Call for Papers Instructions for Authors Accepted Papers Workshop Program Program Committee

 

Accepted Papers
  • Jinlong Wu and Tiejun Li. A Modified Fuzzy C-Means Algorithm For Collaborative Filtering

    Abstract: Two major challenges for collaborative filtering problems are scalability and sparseness. Some powerful approaches have been developed to resolve these challenges. Two of them are Matrix Factorization (MF) and Fuzzy C-means (FCM). In this paper we combine the ideas of MF and FCM, and propose a new clustering model—Modified Fuzzy C-means (MFCM). MFCM has better interpretability than MF, and better accuracy than FCM. MFCM also supplies a new perspective on MF models. Two new algorithms are developed to solve this new model. They are applied to the Netflix Prize data set and acquire comparable accuracy with that of MF.

  • Gavin Potter. Putting the collaborator back into collaborative filtering

    Abstract: Most of the published approaches to collaborative filtering and recommender systems concentrate on mathematical approaches for identifying user / item preferences. This paper demonstrates that by considering the psychological decision making processes that are being undertaken by the users of the system it is possible to achieve a significant improvement in results. This approach is applied to the Netflix dataset and it is demonstrated that it is possible to achieve a score better than the Cinematch score set at the beginning of the Netflix competition without even considering individual preferences for individual movies. The result has important implications for both the design and the analysis of the data from collaborative filtering systems.

  • Andreas Toescher, Michael Jahrer and Robert Legenstein. Improved Neighborhood-Based Algorithms for Large-Scale Recommender Systems

    Abstract: Neighborhood-based algorithms are frequently used modules of recommender systems. Usually, the choice of the similarity measure used for evaluation of neighborhood relationships is crucial for the success of such approaches. In this article we propose a way to calculate similarities by formulating a regression problem which enables us to extract the similarities from the data in a problem-specific way. Another popular approach for recommender systems is regularized matrix factorization (RMF). We present an algorithm—neighborhood-aware matrix factorization—which efficiently includes neighborhood information in a RMF model. This leads to increased prediction accuracy. The proposed methods are tested on the Netflix dataset.
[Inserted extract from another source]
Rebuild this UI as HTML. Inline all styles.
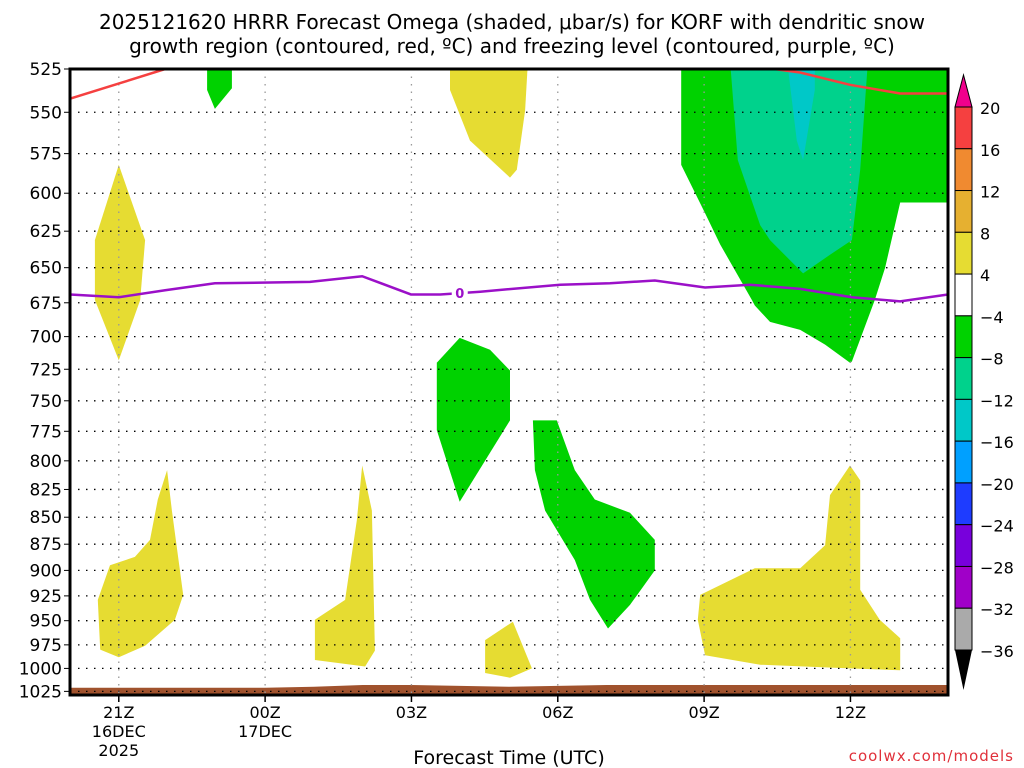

  • Tamas Kiss, Miklos Kurucz, István Nagy and Andras A. Benczur. Large-scale recommenders based on Association Rule Mining

    Abstract: In this paper we demonstrate the applicability of association rule mining in recommender systems; our methods alone reach RMSE 0.94–0.96 while in combination with the most competitive solutions we reach an RMSE improvement of 0.4%. While requiring huge amount of computational power, association rule based recommenders apparently give predictions orthogonal to other methods (factorization, nearest neighbors and restricted Boltzmann machines) used in the large scale collaborative filtering experiments in the Netflix prize competition. By a somewhat unconventional choice of the ECLAT algorithm in an implementation tuned for directly computing rules needed to predict the rating of a given user–movie pair, we require a few seconds on average for a single prediction that totals to a just affordable but huge CPU time requirement somewhat above 1000 hours. By optimizing for low memory usage we were able to highly parallelize the experiments and by slight additional effort in the most expensive steps compute several variants by inexpensive rule postprocessing.
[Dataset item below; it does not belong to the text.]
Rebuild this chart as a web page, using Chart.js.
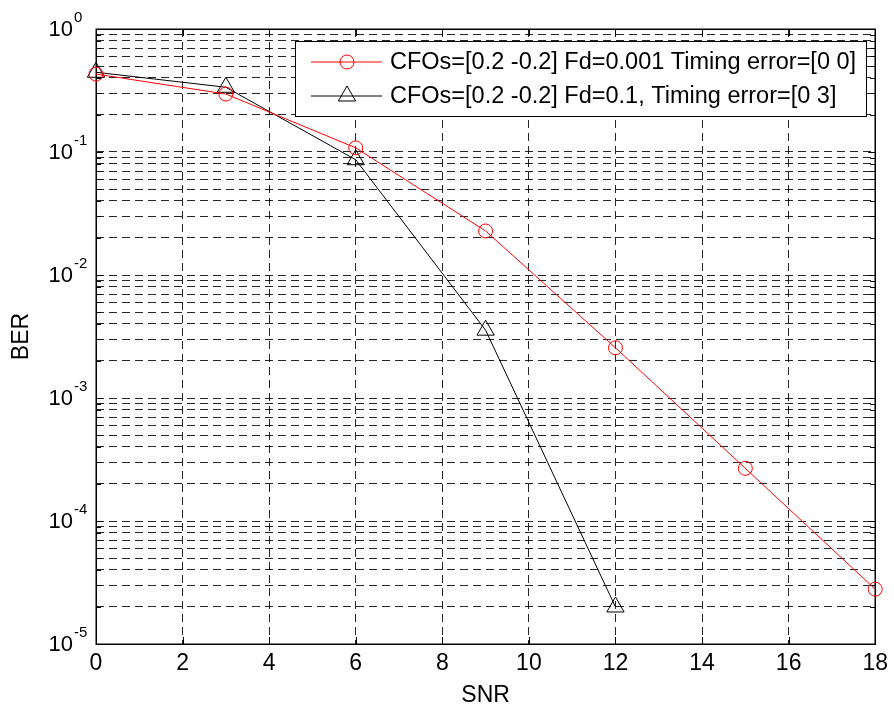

  • Oscar Celma and Pedro Cano. From hits to niches? or how popular artists can bias music recommendations

    Abstract: This paper presents some experiments to analyse the popularity effect in music recommendation. Popularity is measured in terms of total playcounts, and the Long Tail model is used in order to characterize all the items of a music collection. Furthermore, metrics derived from complex network analysis are used in order to detect the influence of the most popular artists in the recommendation network. The results from the experiments reveal that, as expected by its inherent social component, the collaborative filtering approach is prone to popularity. This has some consequences on the discovery ratio as well as in the Long Tail navigation. On the other hand, in both content--based and human expert–based approaches artists are linked independently of their popularity. This allows one to navigate from a mainstream artist to a Long Tail artist in just one or two clicks.
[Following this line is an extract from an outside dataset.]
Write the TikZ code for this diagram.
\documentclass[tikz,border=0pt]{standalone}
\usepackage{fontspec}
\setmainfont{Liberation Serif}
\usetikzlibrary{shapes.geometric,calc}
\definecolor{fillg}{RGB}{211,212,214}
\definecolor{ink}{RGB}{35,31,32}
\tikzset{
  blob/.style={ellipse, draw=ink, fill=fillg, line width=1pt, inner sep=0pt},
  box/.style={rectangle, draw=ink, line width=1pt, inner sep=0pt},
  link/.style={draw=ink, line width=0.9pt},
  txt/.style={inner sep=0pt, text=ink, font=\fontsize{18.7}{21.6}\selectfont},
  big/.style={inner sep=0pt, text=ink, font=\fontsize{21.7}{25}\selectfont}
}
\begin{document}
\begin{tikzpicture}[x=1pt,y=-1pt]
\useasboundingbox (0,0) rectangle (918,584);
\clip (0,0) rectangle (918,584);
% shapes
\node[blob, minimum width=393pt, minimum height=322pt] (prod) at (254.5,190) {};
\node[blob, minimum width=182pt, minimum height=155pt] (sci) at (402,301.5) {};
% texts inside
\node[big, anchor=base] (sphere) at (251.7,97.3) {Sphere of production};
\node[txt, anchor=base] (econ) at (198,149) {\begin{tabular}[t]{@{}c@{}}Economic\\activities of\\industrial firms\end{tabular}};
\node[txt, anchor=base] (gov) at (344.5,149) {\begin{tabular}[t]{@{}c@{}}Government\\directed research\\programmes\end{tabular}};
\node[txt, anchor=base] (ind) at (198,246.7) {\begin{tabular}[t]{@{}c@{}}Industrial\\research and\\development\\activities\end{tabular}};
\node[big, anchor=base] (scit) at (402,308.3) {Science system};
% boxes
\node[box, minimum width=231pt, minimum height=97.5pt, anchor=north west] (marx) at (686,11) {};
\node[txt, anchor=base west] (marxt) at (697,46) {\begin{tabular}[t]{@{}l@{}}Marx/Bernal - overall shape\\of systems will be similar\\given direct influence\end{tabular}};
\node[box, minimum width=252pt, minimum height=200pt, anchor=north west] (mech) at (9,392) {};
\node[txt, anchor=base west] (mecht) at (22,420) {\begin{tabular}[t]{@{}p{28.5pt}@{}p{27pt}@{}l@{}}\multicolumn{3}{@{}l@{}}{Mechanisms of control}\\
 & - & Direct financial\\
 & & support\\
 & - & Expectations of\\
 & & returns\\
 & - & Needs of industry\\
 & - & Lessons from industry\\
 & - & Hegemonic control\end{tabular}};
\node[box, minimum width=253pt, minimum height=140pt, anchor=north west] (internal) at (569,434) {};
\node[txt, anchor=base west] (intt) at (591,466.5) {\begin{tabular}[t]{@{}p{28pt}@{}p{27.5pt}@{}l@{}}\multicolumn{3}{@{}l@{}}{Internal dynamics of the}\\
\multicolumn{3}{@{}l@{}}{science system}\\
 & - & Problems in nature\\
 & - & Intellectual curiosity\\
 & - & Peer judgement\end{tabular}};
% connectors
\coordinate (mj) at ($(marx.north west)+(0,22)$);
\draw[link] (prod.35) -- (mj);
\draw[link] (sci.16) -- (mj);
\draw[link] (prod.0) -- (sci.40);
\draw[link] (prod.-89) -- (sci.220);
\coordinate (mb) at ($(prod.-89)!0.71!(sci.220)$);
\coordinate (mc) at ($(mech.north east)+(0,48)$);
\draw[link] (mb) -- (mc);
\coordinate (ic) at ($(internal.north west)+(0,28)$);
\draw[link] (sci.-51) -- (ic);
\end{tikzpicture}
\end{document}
  • Domonkos Tikk, Gabor Takacs, Istvan Pilaszy and Bottyan Nemeth. Investigation of Various Matrix Factorization Methods for Large Recommender Systems

    Abstract: Matrix Factorization (MF) based approaches have proben to be efficient for rating-based recommendation systems. In this work, we propose several matrix factorization approaches with improved prediction accuracy. We introduce a novel and fast (semi)-positive MF approach that approximates the features by using positive values for either users or items. We describe a momentum-based MF approach. A transductive version of MF is also introduced, which uses information from test instances (namely the ratings users have given for certain items) to improve prediction accuracy. We describe an incremental variant of MF that efficiently handles new users/ratings, which is crucial in a real-life recommender system. A hybrid MF–neighbor-based method is also discussed that further improves the performance of MF. The proposed methods are evaluated on the Netflix Prize dataset, and we show that they can achieve very favorable RMSE and running time.